→ DIRECTIONS:
Extract all of the data and reproduce it precisely.

→ PROVIDED DATA:
## Start
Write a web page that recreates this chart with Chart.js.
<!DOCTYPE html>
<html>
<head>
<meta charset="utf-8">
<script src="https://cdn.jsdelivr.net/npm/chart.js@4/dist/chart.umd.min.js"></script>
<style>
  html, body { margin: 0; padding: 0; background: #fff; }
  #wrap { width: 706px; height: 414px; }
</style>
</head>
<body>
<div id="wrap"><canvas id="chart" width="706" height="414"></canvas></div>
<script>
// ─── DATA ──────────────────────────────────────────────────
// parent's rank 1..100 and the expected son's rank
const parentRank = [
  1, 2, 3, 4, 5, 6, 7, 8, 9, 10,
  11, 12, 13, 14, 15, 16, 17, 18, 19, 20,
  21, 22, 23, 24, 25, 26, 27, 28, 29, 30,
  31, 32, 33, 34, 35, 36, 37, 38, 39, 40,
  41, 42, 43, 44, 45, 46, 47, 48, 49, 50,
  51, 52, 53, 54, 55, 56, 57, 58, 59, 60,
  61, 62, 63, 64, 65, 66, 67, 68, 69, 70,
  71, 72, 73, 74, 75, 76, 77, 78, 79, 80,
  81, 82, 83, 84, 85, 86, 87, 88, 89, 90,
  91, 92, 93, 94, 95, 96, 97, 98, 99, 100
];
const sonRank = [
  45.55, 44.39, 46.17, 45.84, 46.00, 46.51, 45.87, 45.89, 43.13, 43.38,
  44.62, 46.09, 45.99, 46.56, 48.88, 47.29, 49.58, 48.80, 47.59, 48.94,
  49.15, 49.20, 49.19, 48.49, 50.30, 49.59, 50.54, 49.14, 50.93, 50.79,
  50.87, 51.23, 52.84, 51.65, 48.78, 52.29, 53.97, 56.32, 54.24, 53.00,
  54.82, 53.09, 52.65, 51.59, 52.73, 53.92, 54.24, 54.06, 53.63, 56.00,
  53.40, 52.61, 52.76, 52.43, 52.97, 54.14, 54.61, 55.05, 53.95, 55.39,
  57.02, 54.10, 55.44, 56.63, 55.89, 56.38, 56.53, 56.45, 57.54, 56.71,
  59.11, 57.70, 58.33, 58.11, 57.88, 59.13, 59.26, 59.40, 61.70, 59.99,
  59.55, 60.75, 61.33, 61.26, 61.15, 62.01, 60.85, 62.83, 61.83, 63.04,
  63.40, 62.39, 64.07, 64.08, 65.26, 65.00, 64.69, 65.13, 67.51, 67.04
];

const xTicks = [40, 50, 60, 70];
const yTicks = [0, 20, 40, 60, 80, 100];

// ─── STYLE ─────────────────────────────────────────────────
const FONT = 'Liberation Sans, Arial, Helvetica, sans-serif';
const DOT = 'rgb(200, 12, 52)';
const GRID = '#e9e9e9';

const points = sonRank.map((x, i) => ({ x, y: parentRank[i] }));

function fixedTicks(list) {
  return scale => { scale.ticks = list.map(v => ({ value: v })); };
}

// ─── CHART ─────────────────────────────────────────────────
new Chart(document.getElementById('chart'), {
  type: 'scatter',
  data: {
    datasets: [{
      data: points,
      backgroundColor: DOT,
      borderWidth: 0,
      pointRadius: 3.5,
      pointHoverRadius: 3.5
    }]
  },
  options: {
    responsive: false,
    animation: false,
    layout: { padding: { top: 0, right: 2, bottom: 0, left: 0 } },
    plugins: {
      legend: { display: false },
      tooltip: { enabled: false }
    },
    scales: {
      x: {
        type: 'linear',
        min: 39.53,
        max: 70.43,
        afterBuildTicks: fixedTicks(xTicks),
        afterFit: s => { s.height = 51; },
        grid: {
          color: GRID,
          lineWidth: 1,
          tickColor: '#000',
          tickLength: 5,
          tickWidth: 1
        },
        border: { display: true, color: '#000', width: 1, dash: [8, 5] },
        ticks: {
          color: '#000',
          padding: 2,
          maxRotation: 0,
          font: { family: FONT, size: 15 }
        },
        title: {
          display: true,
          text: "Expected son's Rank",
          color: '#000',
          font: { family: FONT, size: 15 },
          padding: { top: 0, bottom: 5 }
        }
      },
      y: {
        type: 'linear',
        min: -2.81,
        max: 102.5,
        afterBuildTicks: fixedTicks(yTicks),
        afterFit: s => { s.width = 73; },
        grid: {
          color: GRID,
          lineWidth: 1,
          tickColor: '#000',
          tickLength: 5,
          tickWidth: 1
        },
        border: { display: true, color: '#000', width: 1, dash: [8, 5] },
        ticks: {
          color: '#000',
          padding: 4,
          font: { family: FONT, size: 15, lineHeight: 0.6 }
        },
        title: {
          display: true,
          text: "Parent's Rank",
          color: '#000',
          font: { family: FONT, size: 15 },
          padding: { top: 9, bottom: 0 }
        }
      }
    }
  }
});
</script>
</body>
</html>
## End
→ REPLY TO THE TASK:
Write a web page that recreates this chart with Chart.js.
<!DOCTYPE html>
<html>
<head>
<meta charset="utf-8">
<script src="https://cdn.jsdelivr.net/npm/chart.js@4/dist/chart.umd.min.js"></script>
<style>
  html, body { margin: 0; padding: 0; background: #fff; }
  #wrap { width: 706px; height: 414px; }
</style>
</head>
<body>
<div id="wrap"><canvas id="chart" width="706" height="414"></canvas></div>
<script>
// ─── DATA ──────────────────────────────────────────────────
// parent's rank 1..100 and the expected son's rank
const parentRank = [
  1, 2, 3, 4, 5, 6, 7, 8, 9, 10,
  11, 12, 13, 14, 15, 16, 17, 18, 19, 20,
  21, 22, 23, 24, 25, 26, 27, 28, 29, 30,
  31, 32, 33, 34, 35, 36, 37, 38, 39, 40,
  41, 42, 43, 44, 45, 46, 47, 48, 49, 50,
  51, 52, 53, 54, 55, 56, 57, 58, 59, 60,
  61, 62, 63, 64, 65, 66, 67, 68, 69, 70,
  71, 72, 73, 74, 75, 76, 77, 78, 79, 80,
  81, 82, 83, 84, 85, 86, 87, 88, 89, 90,
  91, 92, 93, 94, 95, 96, 97, 98, 99, 100
];
const sonRank = [
  45.55, 44.39, 46.17, 45.84, 46.00, 46.51, 45.87, 45.89, 43.13, 43.38,
  44.62, 46.09, 45.99, 46.56, 48.88, 47.29, 49.58, 48.80, 47.59, 48.94,
  49.15, 49.20, 49.19, 48.49, 50.30, 49.59, 50.54, 49.14, 50.93, 50.79,
  50.87, 51.23, 52.84, 51.65, 48.78, 52.29, 53.97, 56.32, 54.24, 53.00,
  54.82, 53.09, 52.65, 51.59, 52.73, 53.92, 54.24, 54.06, 53.63, 56.00,
  53.40, 52.61, 52.76, 52.43, 52.97, 54.14, 54.61, 55.05, 53.95, 55.39,
  57.02, 54.10, 55.44, 56.63, 55.89, 56.38, 56.53, 56.45, 57.54, 56.71,
  59.11, 57.70, 58.33, 58.11, 57.88, 59.13, 59.26, 59.40, 61.70, 59.99,
  59.55, 60.75, 61.33, 61.26, 61.15, 62.01, 60.85, 62.83, 61.83, 63.04,
  63.40, 62.39, 64.07, 64.08, 65.26, 65.00, 64.69, 65.13, 67.51, 67.04
];

const xTicks = [40, 50, 60, 70];
const yTicks = [0, 20, 40, 60, 80, 100];

// ─── STYLE ─────────────────────────────────────────────────
const FONT = 'Liberation Sans, Arial, Helvetica, sans-serif';
const DOT = 'rgb(200, 12, 52)';
const GRID = '#e9e9e9';

const points = sonRank.map((x, i) => ({ x, y: parentRank[i] }));

function fixedTicks(list) {
  return scale => { scale.ticks = list.map(v => ({ value: v })); };
}

// ─── CHART ─────────────────────────────────────────────────
new Chart(document.getElementById('chart'), {
  type: 'scatter',
  data: {
    datasets: [{
      data: points,
      backgroundColor: DOT,
      borderWidth: 0,
      pointRadius: 3.5,
      pointHoverRadius: 3.5
    }]
  },
  options: {
    responsive: false,
    animation: false,
    layout: { padding: { top: 0, right: 2, bottom: 0, left: 0 } },
    plugins: {
      legend: { display: false },
      tooltip: { enabled: false }
    },
    scales: {
      x: {
        type: 'linear',
        min: 39.53,
        max: 70.43,
        afterBuildTicks: fixedTicks(xTicks),
        afterFit: s => { s.height = 51; },
        grid: {
          color: GRID,
          lineWidth: 1,
          tickColor: '#000',
          tickLength: 5,
          tickWidth: 1
        },
        border: { display: true, color: '#000', width: 1, dash: [8, 5] },
        ticks: {
          color: '#000',
          padding: 2,
          maxRotation: 0,
          font: { family: FONT, size: 15 }
        },
        title: {
          display: true,
          text: "Expected son's Rank",
          color: '#000',
          font: { family: FONT, size: 15 },
          padding: { top: 0, bottom: 5 }
        }
      },
      y: {
        type: 'linear',
        min: -2.81,
        max: 102.5,
        afterBuildTicks: fixedTicks(yTicks),
        afterFit: s => { s.width = 73; },
        grid: {
          color: GRID,
          lineWidth: 1,
          tickColor: '#000',
          tickLength: 5,
          tickWidth: 1
        },
        border: { display: true, color: '#000', width: 1, dash: [8, 5] },
        ticks: {
          color: '#000',
          padding: 4,
          font: { family: FONT, size: 15, lineHeight: 0.6 }
        },
        title: {
          display: true,
          text: "Parent's Rank",
          color: '#000',
          font: { family: FONT, size: 15 },
          padding: { top: 9, bottom: 0 }
        }
      }
    }
  }
});
</script>
</body>
</html>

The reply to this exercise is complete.